BEGIN Data lines

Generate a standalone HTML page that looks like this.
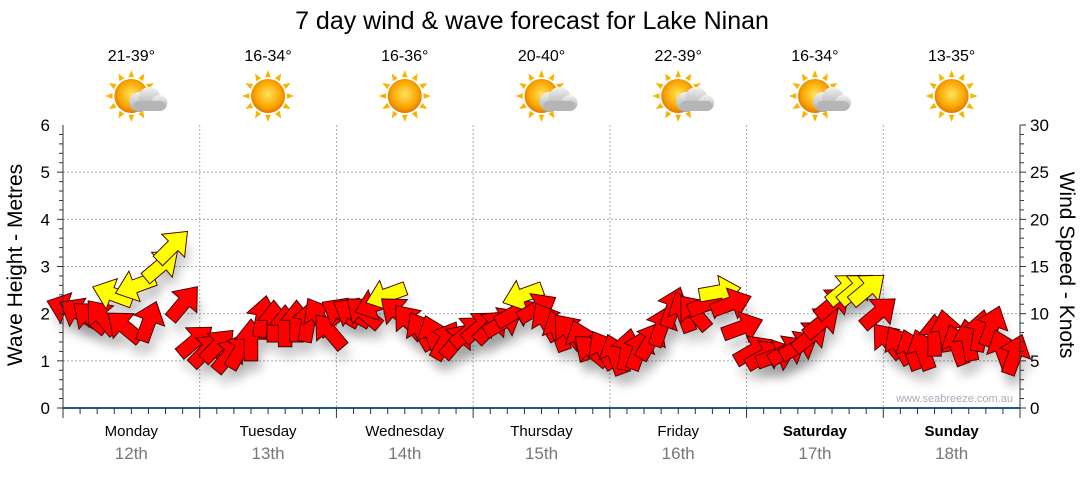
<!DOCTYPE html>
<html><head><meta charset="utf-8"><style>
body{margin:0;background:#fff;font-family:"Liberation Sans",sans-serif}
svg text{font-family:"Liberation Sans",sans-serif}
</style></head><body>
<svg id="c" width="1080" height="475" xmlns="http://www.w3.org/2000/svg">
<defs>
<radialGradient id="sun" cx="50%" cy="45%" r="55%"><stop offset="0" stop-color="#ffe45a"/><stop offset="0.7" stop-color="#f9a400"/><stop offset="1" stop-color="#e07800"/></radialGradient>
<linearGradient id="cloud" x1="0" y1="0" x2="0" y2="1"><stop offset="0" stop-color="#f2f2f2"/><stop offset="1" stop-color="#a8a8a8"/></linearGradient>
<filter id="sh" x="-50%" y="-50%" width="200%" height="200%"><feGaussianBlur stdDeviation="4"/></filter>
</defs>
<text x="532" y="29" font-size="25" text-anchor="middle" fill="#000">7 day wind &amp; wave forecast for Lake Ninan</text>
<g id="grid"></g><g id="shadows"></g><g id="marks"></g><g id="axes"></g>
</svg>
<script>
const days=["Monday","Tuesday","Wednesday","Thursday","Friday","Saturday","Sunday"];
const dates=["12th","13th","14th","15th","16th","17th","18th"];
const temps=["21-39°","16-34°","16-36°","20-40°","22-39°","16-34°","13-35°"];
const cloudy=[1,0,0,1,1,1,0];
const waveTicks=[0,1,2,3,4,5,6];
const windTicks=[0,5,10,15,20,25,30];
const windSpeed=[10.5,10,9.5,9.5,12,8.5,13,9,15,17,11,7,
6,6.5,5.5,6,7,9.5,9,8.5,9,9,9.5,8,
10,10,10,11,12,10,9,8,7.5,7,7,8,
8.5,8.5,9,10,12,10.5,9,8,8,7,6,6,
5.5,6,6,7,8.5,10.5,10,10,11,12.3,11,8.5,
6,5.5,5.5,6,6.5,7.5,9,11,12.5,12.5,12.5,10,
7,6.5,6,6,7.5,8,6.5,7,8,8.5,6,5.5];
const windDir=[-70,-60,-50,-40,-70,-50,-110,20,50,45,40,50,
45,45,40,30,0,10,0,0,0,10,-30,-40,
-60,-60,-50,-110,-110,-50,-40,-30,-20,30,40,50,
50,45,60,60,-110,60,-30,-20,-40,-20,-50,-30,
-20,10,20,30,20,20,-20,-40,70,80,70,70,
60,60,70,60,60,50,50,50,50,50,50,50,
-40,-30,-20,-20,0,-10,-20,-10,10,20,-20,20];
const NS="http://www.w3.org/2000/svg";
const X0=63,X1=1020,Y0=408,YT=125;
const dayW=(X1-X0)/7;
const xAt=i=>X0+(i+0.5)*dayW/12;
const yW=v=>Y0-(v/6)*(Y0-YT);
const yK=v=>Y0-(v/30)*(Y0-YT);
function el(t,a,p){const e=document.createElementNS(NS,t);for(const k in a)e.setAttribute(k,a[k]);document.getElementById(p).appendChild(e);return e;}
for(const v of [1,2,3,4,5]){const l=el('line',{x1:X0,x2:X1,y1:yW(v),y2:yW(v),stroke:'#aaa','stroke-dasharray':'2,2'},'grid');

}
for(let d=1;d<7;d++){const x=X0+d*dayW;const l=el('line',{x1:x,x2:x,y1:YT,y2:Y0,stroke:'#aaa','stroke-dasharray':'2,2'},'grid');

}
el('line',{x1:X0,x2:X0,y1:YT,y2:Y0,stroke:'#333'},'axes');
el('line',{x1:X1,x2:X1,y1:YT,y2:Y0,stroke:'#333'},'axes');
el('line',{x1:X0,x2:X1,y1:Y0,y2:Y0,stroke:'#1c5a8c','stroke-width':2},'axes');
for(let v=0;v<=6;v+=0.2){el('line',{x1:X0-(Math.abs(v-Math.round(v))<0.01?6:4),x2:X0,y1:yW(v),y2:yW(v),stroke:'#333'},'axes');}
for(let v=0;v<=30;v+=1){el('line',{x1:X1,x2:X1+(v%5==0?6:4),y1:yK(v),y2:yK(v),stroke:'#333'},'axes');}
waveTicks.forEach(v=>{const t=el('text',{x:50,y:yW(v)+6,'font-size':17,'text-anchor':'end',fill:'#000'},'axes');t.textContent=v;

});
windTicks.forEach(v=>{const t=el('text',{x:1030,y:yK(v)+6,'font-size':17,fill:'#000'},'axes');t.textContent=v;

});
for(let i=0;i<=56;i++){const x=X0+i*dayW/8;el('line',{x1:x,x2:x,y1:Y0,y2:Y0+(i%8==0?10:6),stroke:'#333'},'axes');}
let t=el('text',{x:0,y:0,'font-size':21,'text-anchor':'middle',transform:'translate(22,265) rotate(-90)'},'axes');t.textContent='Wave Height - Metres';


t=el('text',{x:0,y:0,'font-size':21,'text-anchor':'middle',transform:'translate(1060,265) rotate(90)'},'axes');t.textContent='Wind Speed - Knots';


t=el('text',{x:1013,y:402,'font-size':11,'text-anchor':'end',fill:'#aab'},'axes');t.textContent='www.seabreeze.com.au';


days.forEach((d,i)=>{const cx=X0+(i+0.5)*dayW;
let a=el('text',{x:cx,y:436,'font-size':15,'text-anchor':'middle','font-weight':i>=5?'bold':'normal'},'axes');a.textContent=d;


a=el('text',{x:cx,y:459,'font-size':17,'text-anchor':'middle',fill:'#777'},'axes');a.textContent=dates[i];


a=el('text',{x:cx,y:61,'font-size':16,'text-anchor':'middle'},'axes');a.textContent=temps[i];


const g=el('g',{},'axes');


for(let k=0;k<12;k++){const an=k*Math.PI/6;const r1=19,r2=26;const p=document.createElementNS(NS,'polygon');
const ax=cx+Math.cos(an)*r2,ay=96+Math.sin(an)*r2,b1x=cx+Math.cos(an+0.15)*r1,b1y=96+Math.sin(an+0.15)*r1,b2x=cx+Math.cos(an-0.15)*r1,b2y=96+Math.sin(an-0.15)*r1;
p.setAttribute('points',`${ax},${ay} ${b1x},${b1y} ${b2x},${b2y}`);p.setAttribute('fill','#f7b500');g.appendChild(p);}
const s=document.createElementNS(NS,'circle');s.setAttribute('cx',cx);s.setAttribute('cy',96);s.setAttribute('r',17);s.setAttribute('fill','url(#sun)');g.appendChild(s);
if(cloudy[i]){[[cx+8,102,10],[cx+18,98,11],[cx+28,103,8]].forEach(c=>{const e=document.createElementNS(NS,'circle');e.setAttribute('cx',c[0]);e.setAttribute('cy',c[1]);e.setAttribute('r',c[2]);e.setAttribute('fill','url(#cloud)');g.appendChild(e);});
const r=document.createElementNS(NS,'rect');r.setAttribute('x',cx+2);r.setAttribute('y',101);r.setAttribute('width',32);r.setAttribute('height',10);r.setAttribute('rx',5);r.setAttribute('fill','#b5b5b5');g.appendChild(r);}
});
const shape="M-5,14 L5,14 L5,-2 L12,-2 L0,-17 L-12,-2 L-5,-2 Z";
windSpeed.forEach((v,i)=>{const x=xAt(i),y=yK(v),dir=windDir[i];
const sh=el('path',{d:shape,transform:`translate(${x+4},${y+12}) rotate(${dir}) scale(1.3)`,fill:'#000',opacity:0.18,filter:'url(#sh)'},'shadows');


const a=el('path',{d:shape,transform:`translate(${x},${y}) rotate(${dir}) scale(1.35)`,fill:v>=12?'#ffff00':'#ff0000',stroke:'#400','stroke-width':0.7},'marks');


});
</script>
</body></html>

END Data lines

## Exercise prompt
Copy the listing word for word, excluding its pictures.

## Result
Generate a standalone HTML page that looks like this.
<!DOCTYPE html>
<html><head><meta charset="utf-8"><style>
body{margin:0;background:#fff;font-family:"Liberation Sans",sans-serif}
svg text{font-family:"Liberation Sans",sans-serif}
</style></head><body>
<svg id="c" width="1080" height="475" xmlns="http://www.w3.org/2000/svg">
<defs>
<radialGradient id="sun" cx="50%" cy="45%" r="55%"><stop offset="0" stop-color="#ffe45a"/><stop offset="0.7" stop-color="#f9a400"/><stop offset="1" stop-color="#e07800"/></radialGradient>
<linearGradient id="cloud" x1="0" y1="0" x2="0" y2="1"><stop offset="0" stop-color="#f2f2f2"/><stop offset="1" stop-color="#a8a8a8"/></linearGradient>
<filter id="sh" x="-50%" y="-50%" width="200%" height="200%"><feGaussianBlur stdDeviation="4"/></filter>
</defs>
<text x="532" y="29" font-size="25" text-anchor="middle" fill="#000">7 day wind &amp; wave forecast for Lake Ninan</text>
<g id="grid"></g><g id="shadows"></g><g id="marks"></g><g id="axes"></g>
</svg>
<script>
const days=["Monday","Tuesday","Wednesday","Thursday","Friday","Saturday","Sunday"];
const dates=["12th","13th","14th","15th","16th","17th","18th"];
const temps=["21-39°","16-34°","16-36°","20-40°","22-39°","16-34°","13-35°"];
const cloudy=[1,0,0,1,1,1,0];
const waveTicks=[0,1,2,3,4,5,6];
const windTicks=[0,5,10,15,20,25,30];
const windSpeed=[10.5,10,9.5,9.5,12,8.5,13,9,15,17,11,7,
6,6.5,5.5,6,7,9.5,9,8.5,9,9,9.5,8,
10,10,10,11,12,10,9,8,7.5,7,7,8,
8.5,8.5,9,10,12,10.5,9,8,8,7,6,6,
5.5,6,6,7,8.5,10.5,10,10,11,12.3,11,8.5,
6,5.5,5.5,6,6.5,7.5,9,11,12.5,12.5,12.5,10,
7,6.5,6,6,7.5,8,6.5,7,8,8.5,6,5.5];
const windDir=[-70,-60,-50,-40,-70,-50,-110,20,50,45,40,50,
45,45,40,30,0,10,0,0,0,10,-30,-40,
-60,-60,-50,-110,-110,-50,-40,-30,-20,30,40,50,
50,45,60,60,-110,60,-30,-20,-40,-20,-50,-30,
-20,10,20,30,20,20,-20,-40,70,80,70,70,
60,60,70,60,60,50,50,50,50,50,50,50,
-40,-30,-20,-20,0,-10,-20,-10,10,20,-20,20];
const NS="http://www.w3.org/2000/svg";
const X0=63,X1=1020,Y0=408,YT=125;
const dayW=(X1-X0)/7;
const xAt=i=>X0+(i+0.5)*dayW/12;
const yW=v=>Y0-(v/6)*(Y0-YT);
const yK=v=>Y0-(v/30)*(Y0-YT);
function el(t,a,p){const e=document.createElementNS(NS,t);for(const k in a)e.setAttribute(k,a[k]);document.getElementById(p).appendChild(e);return e;}
for(const v of [1,2,3,4,5]){const l=el('line',{x1:X0,x2:X1,y1:yW(v),y2:yW(v),stroke:'#aaa','stroke-dasharray':'2,2'},'grid');

}
for(let d=1;d<7;d++){const x=X0+d*dayW;const l=el('line',{x1:x,x2:x,y1:YT,y2:Y0,stroke:'#aaa','stroke-dasharray':'2,2'},'grid');

}
el('line',{x1:X0,x2:X0,y1:YT,y2:Y0,stroke:'#333'},'axes');
el('line',{x1:X1,x2:X1,y1:YT,y2:Y0,stroke:'#333'},'axes');
el('line',{x1:X0,x2:X1,y1:Y0,y2:Y0,stroke:'#1c5a8c','stroke-width':2},'axes');
for(let v=0;v<=6;v+=0.2){el('line',{x1:X0-(Math.abs(v-Math.round(v))<0.01?6:4),x2:X0,y1:yW(v),y2:yW(v),stroke:'#333'},'axes');}
for(let v=0;v<=30;v+=1){el('line',{x1:X1,x2:X1+(v%5==0?6:4),y1:yK(v),y2:yK(v),stroke:'#333'},'axes');}
waveTicks.forEach(v=>{const t=el('text',{x:50,y:yW(v)+6,'font-size':17,'text-anchor':'end',fill:'#000'},'axes');t.textContent=v;

});
windTicks.forEach(v=>{const t=el('text',{x:1030,y:yK(v)+6,'font-size':17,fill:'#000'},'axes');t.textContent=v;

});
for(let i=0;i<=56;i++){const x=X0+i*dayW/8;el('line',{x1:x,x2:x,y1:Y0,y2:Y0+(i%8==0?10:6),stroke:'#333'},'axes');}
let t=el('text',{x:0,y:0,'font-size':21,'text-anchor':'middle',transform:'translate(22,265) rotate(-90)'},'axes');t.textContent='Wave Height - Metres';


t=el('text',{x:0,y:0,'font-size':21,'text-anchor':'middle',transform:'translate(1060,265) rotate(90)'},'axes');t.textContent='Wind Speed - Knots';


t=el('text',{x:1013,y:402,'font-size':11,'text-anchor':'end',fill:'#aab'},'axes');t.textContent='www.seabreeze.com.au';


days.forEach((d,i)=>{const cx=X0+(i+0.5)*dayW;
let a=el('text',{x:cx,y:436,'font-size':15,'text-anchor':'middle','font-weight':i>=5?'bold':'normal'},'axes');a.textContent=d;


a=el('text',{x:cx,y:459,'font-size':17,'text-anchor':'middle',fill:'#777'},'axes');a.textContent=dates[i];


a=el('text',{x:cx,y:61,'font-size':16,'text-anchor':'middle'},'axes');a.textContent=temps[i];


const g=el('g',{},'axes');


for(let k=0;k<12;k++){const an=k*Math.PI/6;const r1=19,r2=26;const p=document.createElementNS(NS,'polygon');
const ax=cx+Math.cos(an)*r2,ay=96+Math.sin(an)*r2,b1x=cx+Math.cos(an+0.15)*r1,b1y=96+Math.sin(an+0.15)*r1,b2x=cx+Math.cos(an-0.15)*r1,b2y=96+Math.sin(an-0.15)*r1;
p.setAttribute('points',`${ax},${ay} ${b1x},${b1y} ${b2x},${b2y}`);p.setAttribute('fill','#f7b500');g.appendChild(p);}
const s=document.createElementNS(NS,'circle');s.setAttribute('cx',cx);s.setAttribute('cy',96);s.setAttribute('r',17);s.setAttribute('fill','url(#sun)');g.appendChild(s);
if(cloudy[i]){[[cx+8,102,10],[cx+18,98,11],[cx+28,103,8]].forEach(c=>{const e=document.createElementNS(NS,'circle');e.setAttribute('cx',c[0]);e.setAttribute('cy',c[1]);e.setAttribute('r',c[2]);e.setAttribute('fill','url(#cloud)');g.appendChild(e);});
const r=document.createElementNS(NS,'rect');r.setAttribute('x',cx+2);r.setAttribute('y',101);r.setAttribute('width',32);r.setAttribute('height',10);r.setAttribute('rx',5);r.setAttribute('fill','#b5b5b5');g.appendChild(r);}
});
const shape="M-5,14 L5,14 L5,-2 L12,-2 L0,-17 L-12,-2 L-5,-2 Z";
windSpeed.forEach((v,i)=>{const x=xAt(i),y=yK(v),dir=windDir[i];
const sh=el('path',{d:shape,transform:`translate(${x+4},${y+12}) rotate(${dir}) scale(1.3)`,fill:'#000',opacity:0.18,filter:'url(#sh)'},'shadows');


const a=el('path',{d:shape,transform:`translate(${x},${y}) rotate(${dir}) scale(1.35)`,fill:v>=12?'#ffff00':'#ff0000',stroke:'#400','stroke-width':0.7},'marks');


});
</script>
</body></html>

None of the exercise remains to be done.